*INSTRUCTION*
Restate the listing that follows word for word, without its pictures.

+++ MATERIAL

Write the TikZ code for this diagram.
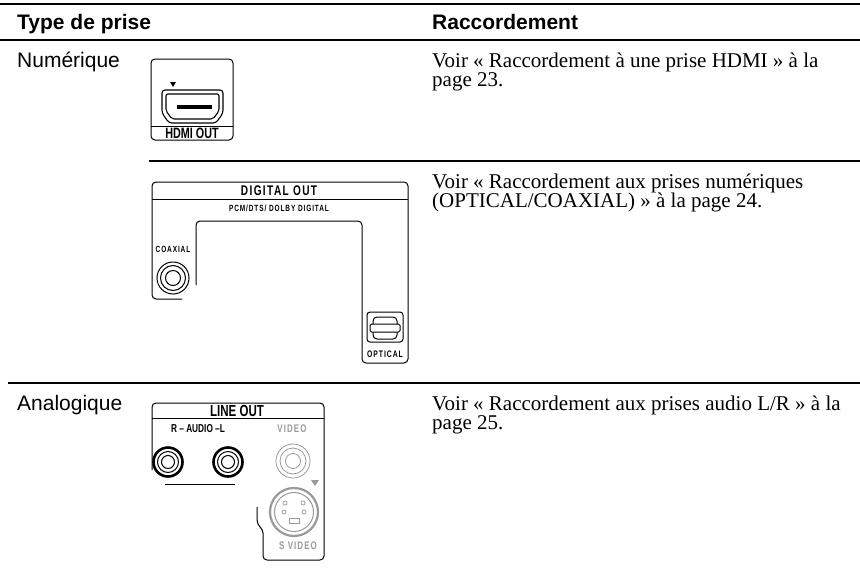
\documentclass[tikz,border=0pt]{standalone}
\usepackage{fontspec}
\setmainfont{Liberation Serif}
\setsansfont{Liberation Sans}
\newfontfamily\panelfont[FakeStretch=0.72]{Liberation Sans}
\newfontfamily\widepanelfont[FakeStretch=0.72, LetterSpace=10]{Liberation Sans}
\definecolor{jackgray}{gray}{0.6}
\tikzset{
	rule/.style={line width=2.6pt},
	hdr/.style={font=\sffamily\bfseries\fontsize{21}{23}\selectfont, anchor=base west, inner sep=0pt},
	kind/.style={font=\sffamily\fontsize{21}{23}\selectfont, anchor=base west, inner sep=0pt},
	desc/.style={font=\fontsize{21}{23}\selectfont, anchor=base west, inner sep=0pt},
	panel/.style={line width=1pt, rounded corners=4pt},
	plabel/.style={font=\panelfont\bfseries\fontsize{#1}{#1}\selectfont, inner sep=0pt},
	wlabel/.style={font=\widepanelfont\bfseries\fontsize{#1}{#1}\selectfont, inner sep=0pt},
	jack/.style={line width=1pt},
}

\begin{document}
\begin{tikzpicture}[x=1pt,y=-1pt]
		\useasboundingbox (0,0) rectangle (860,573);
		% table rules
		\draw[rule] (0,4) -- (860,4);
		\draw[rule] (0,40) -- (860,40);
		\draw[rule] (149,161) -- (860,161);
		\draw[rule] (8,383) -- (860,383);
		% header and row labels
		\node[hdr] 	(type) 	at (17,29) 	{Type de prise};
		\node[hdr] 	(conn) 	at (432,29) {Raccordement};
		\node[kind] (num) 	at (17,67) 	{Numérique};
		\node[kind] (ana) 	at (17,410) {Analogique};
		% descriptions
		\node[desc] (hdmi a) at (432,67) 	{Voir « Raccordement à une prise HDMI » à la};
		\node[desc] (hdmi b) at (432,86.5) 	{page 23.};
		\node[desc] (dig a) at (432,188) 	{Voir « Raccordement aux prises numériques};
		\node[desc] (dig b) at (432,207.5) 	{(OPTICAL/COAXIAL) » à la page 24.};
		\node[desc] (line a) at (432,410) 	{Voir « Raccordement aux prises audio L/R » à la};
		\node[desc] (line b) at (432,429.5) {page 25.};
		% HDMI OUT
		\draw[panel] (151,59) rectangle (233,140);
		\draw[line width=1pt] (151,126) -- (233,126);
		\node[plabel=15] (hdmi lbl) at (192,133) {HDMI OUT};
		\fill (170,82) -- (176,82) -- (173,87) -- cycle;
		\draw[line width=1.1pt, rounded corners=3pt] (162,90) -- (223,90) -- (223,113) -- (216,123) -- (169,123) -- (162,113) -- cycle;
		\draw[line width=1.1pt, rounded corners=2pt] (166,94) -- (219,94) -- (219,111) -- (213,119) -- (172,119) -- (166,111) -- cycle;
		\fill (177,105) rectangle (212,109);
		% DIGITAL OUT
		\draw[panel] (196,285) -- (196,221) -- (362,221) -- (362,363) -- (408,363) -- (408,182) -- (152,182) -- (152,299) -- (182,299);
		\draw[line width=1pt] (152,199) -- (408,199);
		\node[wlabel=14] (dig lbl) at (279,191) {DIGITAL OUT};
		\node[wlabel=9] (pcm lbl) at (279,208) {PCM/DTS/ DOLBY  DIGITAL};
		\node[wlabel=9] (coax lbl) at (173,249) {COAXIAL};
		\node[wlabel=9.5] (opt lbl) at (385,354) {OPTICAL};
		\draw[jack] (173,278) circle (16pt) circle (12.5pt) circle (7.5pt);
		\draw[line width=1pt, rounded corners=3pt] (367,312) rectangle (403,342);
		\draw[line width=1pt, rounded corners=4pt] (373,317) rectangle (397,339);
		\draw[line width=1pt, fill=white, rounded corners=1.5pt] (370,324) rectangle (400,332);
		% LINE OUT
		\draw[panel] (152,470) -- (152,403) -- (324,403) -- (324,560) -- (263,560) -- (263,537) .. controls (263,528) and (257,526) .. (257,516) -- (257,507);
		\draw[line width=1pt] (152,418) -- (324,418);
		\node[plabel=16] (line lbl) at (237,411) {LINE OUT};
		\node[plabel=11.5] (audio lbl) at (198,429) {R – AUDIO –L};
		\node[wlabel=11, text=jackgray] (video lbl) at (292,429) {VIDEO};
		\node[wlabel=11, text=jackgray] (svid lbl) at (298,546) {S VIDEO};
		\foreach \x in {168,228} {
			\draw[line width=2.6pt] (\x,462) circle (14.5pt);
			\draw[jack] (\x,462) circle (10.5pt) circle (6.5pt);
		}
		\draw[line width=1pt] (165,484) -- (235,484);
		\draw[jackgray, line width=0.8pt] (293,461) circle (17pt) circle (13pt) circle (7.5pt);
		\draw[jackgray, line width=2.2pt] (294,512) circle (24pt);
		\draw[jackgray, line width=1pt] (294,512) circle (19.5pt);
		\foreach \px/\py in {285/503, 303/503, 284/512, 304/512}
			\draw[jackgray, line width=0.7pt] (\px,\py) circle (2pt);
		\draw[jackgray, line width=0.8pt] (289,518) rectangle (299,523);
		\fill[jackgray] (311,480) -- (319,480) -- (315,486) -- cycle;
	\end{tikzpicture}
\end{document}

++++++

*ANSWER IN FULL*
Write the TikZ code for this diagram.
\documentclass[tikz,border=0pt]{standalone}
\usepackage{fontspec}
\setmainfont{Liberation Serif}
\setsansfont{Liberation Sans}
\newfontfamily\panelfont[FakeStretch=0.72]{Liberation Sans}
\newfontfamily\widepanelfont[FakeStretch=0.72, LetterSpace=10]{Liberation Sans}
\definecolor{jackgray}{gray}{0.6}
\tikzset{
	rule/.style={line width=2.6pt},
	hdr/.style={font=\sffamily\bfseries\fontsize{21}{23}\selectfont, anchor=base west, inner sep=0pt},
	kind/.style={font=\sffamily\fontsize{21}{23}\selectfont, anchor=base west, inner sep=0pt},
	desc/.style={font=\fontsize{21}{23}\selectfont, anchor=base west, inner sep=0pt},
	panel/.style={line width=1pt, rounded corners=4pt},
	plabel/.style={font=\panelfont\bfseries\fontsize{#1}{#1}\selectfont, inner sep=0pt},
	wlabel/.style={font=\widepanelfont\bfseries\fontsize{#1}{#1}\selectfont, inner sep=0pt},
	jack/.style={line width=1pt},
}

\begin{document}
\begin{tikzpicture}[x=1pt,y=-1pt]
		\useasboundingbox (0,0) rectangle (860,573);
		% table rules
		\draw[rule] (0,4) -- (860,4);
		\draw[rule] (0,40) -- (860,40);
		\draw[rule] (149,161) -- (860,161);
		\draw[rule] (8,383) -- (860,383);
		% header and row labels
		\node[hdr] 	(type) 	at (17,29) 	{Type de prise};
		\node[hdr] 	(conn) 	at (432,29) {Raccordement};
		\node[kind] (num) 	at (17,67) 	{Numérique};
		\node[kind] (ana) 	at (17,410) {Analogique};
		% descriptions
		\node[desc] (hdmi a) at (432,67) 	{Voir « Raccordement à une prise HDMI » à la};
		\node[desc] (hdmi b) at (432,86.5) 	{page 23.};
		\node[desc] (dig a) at (432,188) 	{Voir « Raccordement aux prises numériques};
		\node[desc] (dig b) at (432,207.5) 	{(OPTICAL/COAXIAL) » à la page 24.};
		\node[desc] (line a) at (432,410) 	{Voir « Raccordement aux prises audio L/R » à la};
		\node[desc] (line b) at (432,429.5) {page 25.};
		% HDMI OUT
		\draw[panel] (151,59) rectangle (233,140);
		\draw[line width=1pt] (151,126) -- (233,126);
		\node[plabel=15] (hdmi lbl) at (192,133) {HDMI OUT};
		\fill (170,82) -- (176,82) -- (173,87) -- cycle;
		\draw[line width=1.1pt, rounded corners=3pt] (162,90) -- (223,90) -- (223,113) -- (216,123) -- (169,123) -- (162,113) -- cycle;
		\draw[line width=1.1pt, rounded corners=2pt] (166,94) -- (219,94) -- (219,111) -- (213,119) -- (172,119) -- (166,111) -- cycle;
		\fill (177,105) rectangle (212,109);
		% DIGITAL OUT
		\draw[panel] (196,285) -- (196,221) -- (362,221) -- (362,363) -- (408,363) -- (408,182) -- (152,182) -- (152,299) -- (182,299);
		\draw[line width=1pt] (152,199) -- (408,199);
		\node[wlabel=14] (dig lbl) at (279,191) {DIGITAL OUT};
		\node[wlabel=9] (pcm lbl) at (279,208) {PCM/DTS/ DOLBY  DIGITAL};
		\node[wlabel=9] (coax lbl) at (173,249) {COAXIAL};
		\node[wlabel=9.5] (opt lbl) at (385,354) {OPTICAL};
		\draw[jack] (173,278) circle (16pt) circle (12.5pt) circle (7.5pt);
		\draw[line width=1pt, rounded corners=3pt] (367,312) rectangle (403,342);
		\draw[line width=1pt, rounded corners=4pt] (373,317) rectangle (397,339);
		\draw[line width=1pt, fill=white, rounded corners=1.5pt] (370,324) rectangle (400,332);
		% LINE OUT
		\draw[panel] (152,470) -- (152,403) -- (324,403) -- (324,560) -- (263,560) -- (263,537) .. controls (263,528) and (257,526) .. (257,516) -- (257,507);
		\draw[line width=1pt] (152,418) -- (324,418);
		\node[plabel=16] (line lbl) at (237,411) {LINE OUT};
		\node[plabel=11.5] (audio lbl) at (198,429) {R – AUDIO –L};
		\node[wlabel=11, text=jackgray] (video lbl) at (292,429) {VIDEO};
		\node[wlabel=11, text=jackgray] (svid lbl) at (298,546) {S VIDEO};
		\foreach \x in {168,228} {
			\draw[line width=2.6pt] (\x,462) circle (14.5pt);
			\draw[jack] (\x,462) circle (10.5pt) circle (6.5pt);
		}
		\draw[line width=1pt] (165,484) -- (235,484);
		\draw[jackgray, line width=0.8pt] (293,461) circle (17pt) circle (13pt) circle (7.5pt);
		\draw[jackgray, line width=2.2pt] (294,512) circle (24pt);
		\draw[jackgray, line width=1pt] (294,512) circle (19.5pt);
		\foreach \px/\py in {285/503, 303/503, 284/512, 304/512}
			\draw[jackgray, line width=0.7pt] (\px,\py) circle (2pt);
		\draw[jackgray, line width=0.8pt] (289,518) rectangle (299,523);
		\fill[jackgray] (311,480) -- (319,480) -- (315,486) -- cycle;
	\end{tikzpicture}
\end{document}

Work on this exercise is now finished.